**THE PROBLEM:** Extract, in full, the lines below, beginning at the first and ending with the line that contains "plt.rcParams['mathtext.fontset'] = 'stix'". Pictures do not belong in the copy.

**AVAILABLE DATA:**
Start

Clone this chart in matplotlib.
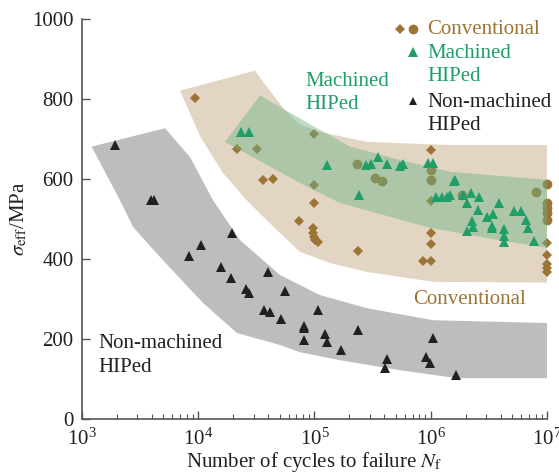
import numpy as np
import matplotlib
matplotlib.use('Agg')
import matplotlib.pyplot as plt
from matplotlib.ticker import LogLocator, NullFormatter

plt.rcParams['font.family'] = ['Liberation Serif', 'DejaVu Serif']
plt.rcParams['mathtext.fontset'] = 'stix'

# scatter data: cycles to failure, effective stress (MPa)
conv_dia_N = [9400, 21400, 31800, 35800, 44200, 73600, 99600, 99600, 99600,
              97000, 98000, 98500, 100500, 108000, 238000, 863000,
              1.0e6, 1.0e6, 1.0e6, 1.0e6, 1.0e6, 1e7, 1e7, 1e7, 1e7, 1e7]
conv_dia_S = [802, 674, 676, 598, 600, 496, 712, 585, 541,
              478, 466, 456, 448, 443, 421, 395,
              672, 546, 466, 437, 395, 441, 410, 388, 377, 368]

conv_cir_N = [231000, 331000, 378000, 1.0e6, 1.0e6, 1.87e6, 8.0e6,
              1e7, 1e7, 1e7, 1e7, 1e7]
conv_cir_S = [637, 603, 596, 622, 597, 560, 567, 587, 541, 527, 516, 498]

mach_N = [23300, 27500, 127000, 243000, 277000, 304000, 354000, 418000, 544000,
          573000, 953000, 1.04e6, 1.12e6, 1.24e6, 1.37e6, 1.47e6, 1.58e6,
          1.62e6, 1.91e6, 2.07e6, 2.22e6, 2.6e6, 2.56e6, 2.25e6, 2.3e6, 2.07e6,
          3.03e6, 3.45e6, 3.34e6, 3.34e6, 3.89e6, 4.27e6, 4.27e6, 4.27e6,
          5.2e6, 5.94e6, 6.55e6, 6.81e6, 7.78e6]
mach_S = [718, 718, 635, 560, 635, 637, 656, 637, 632,
          637, 639, 639, 554, 554, 554, 560, 595,
          597, 560, 539, 564, 554, 523, 496, 479, 471,
          506, 512, 482, 477, 541, 474, 457, 443,
          521, 519, 498, 477, 446]

nonmach_N = [1925, 3950, 4150, 8370, 10500, 15700, 19000, 19400, 25800, 27200,
             37000, 40100, 41400, 51700, 55700, 80600, 82000, 81200, 107900,
             123000, 127000, 169000, 238000, 406000, 423000, 911000, 985000,
             1.052e6, 1.64e6]
nonmach_S = [685, 548, 548, 407, 435, 379, 353, 464, 324, 314,
             272, 368, 267, 251, 320, 233, 228, 197, 272,
             212, 192, 172, 222, 127, 149, 156, 139,
             203, 110]

# scatter bands (outline traced clockwise)
conv_band_N = [6970, 30800, 38800, 55700, 75000, 111000, 281000, 1.47e6, 1e7,
               1e7, 1.046e6, 281000, 136000, 75000, 38800, 26100, 16300, 10400]
conv_band_S = [821, 871, 831, 772, 737, 718, 693, 685, 685,
               341, 343, 368, 390, 418, 497, 547, 615, 706]

mach_band_N = [17000, 34000, 91400, 202000, 543000, 1.47e6, 1e7,
               1e7, 3.72e6, 986000, 166000, 75000]
mach_band_S = [693, 809, 737, 681, 648, 618, 598,
               428, 448, 478, 540, 590]

nonmach_band_N = [1210, 5180, 8490, 13400, 22900, 50500, 111000, 283000, 1.046e6, 1e7,
                  1e7, 1.68e6, 543000, 166000, 75000, 50500, 21500, 11000, 4690, 2750, 2120]
nonmach_band_S = [681, 727, 655, 547, 447, 360, 310, 277, 247, 240,
                  102, 102, 122, 147, 167, 185, 215, 290, 405, 480, 547]

brown = '#9c7434'
green = '#1f9e68'
black = '#231f20'

fig = plt.figure(figsize=(5.59, 4.75), dpi=100)
ax = fig.add_axes([0.1467, 0.1179, 0.8318, 0.842])
ax.set_xscale('log')

ax.fill(conv_band_N, conv_band_S, color='#e3d5c3', lw=0, zorder=1)
ax.fill(nonmach_band_N, nonmach_band_S, color='#bdbdbd', lw=0, zorder=1)

ax.plot(conv_dia_N, conv_dia_S, 'D', color=brown, ms=5.5, mew=0, zorder=2, clip_on=False)
ax.plot(conv_cir_N, conv_cir_S, 'o', color=brown, ms=7, mew=0, zorder=2, clip_on=False)

ax.fill(mach_band_N, mach_band_S, color='#69b485', alpha=0.45, lw=0, zorder=3)

ax.plot(mach_N, mach_S, '^', color=green, ms=7.5, mew=0, zorder=4, clip_on=False)
ax.plot(nonmach_N, nonmach_S, '^', color=black, ms=7.5, mew=0, zorder=4, clip_on=False)

# band labels
ax.text(82800, 816, 'Machined\nHIPed', color=green, fontsize=15, ha='left', va='center',
        linespacing=1.3)
ax.text(703000, 300, 'Conventional', color=brown, fontsize=15, ha='left', va='center')
ax.text(1374, 159, 'Non-machined\nHIPed', color=black, fontsize=15, ha='left', va='center',
        linespacing=1.3)

# key, top right (markers sit on the first line of each entry)
tr = ax.transAxes
ax.plot([0.684], [0.975], 'D', color=brown, ms=5.5, mew=0, transform=tr, clip_on=False)
ax.plot([0.711], [0.975], 'o', color=brown, ms=7, mew=0, transform=tr, clip_on=False)
ax.plot([0.711], [0.917], '^', color=green, ms=6.5, mew=0, transform=tr, clip_on=False)
ax.plot([0.711], [0.796], '^', color=black, ms=5.5, mew=0, transform=tr, clip_on=False)
ax.text(0.742, 0.975, 'Conventional', color=brown, fontsize=15, ha='left', va='center',
        transform=tr)
ax.text(0.742, 0.886, 'Machined\nHIPed', color=green, fontsize=15, ha='left', va='center',
        linespacing=1.3, transform=tr)
ax.text(0.742, 0.763, 'Non-machined\nHIPed', color=black, fontsize=15, ha='left', va='center',
        linespacing=1.3, transform=tr)

ax.set_xlim(1e3, 1e7)
ax.set_ylim(0, 1000)
ax.set_yticks(np.arange(0, 1001, 200))
ax.xaxis.set_minor_locator(LogLocator(base=10, subs=np.arange(2, 10)))
ax.xaxis.set_minor_formatter(NullFormatter())

for s in ['top', 'right']:
    ax.spines[s].set_visible(False)
for s in ['left', 'bottom']:
    ax.spines[s].set_color('#555555')
    ax.spines[s].set_linewidth(1.2)

ax.tick_params(which='both', direction='in', color='#555555', labelcolor=black, labelsize=15)
ax.tick_params(axis='x', which='major', length=6, width=1.0, pad=7)
ax.tick_params(axis='y', which='major', length=6, width=1.0, pad=6)
ax.tick_params(which='minor', length=3.5, width=0.8)

ax.set_xlabel(r'Number of cycles to failure $N_{\rm f}$', fontsize=15, color=black, labelpad=0)
ax.set_ylabel(r'$\sigma_{\rm eff}$/MPa', fontsize=15, color=black, labelpad=2)

fig.savefig('out.png', dpi=100)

End

**EXERCISE SOLUTION:**
Clone this chart in matplotlib.
import numpy as np
import matplotlib
matplotlib.use('Agg')
import matplotlib.pyplot as plt
from matplotlib.ticker import LogLocator, NullFormatter

plt.rcParams['font.family'] = ['Liberation Serif', 'DejaVu Serif']
plt.rcParams['mathtext.fontset'] = 'stix'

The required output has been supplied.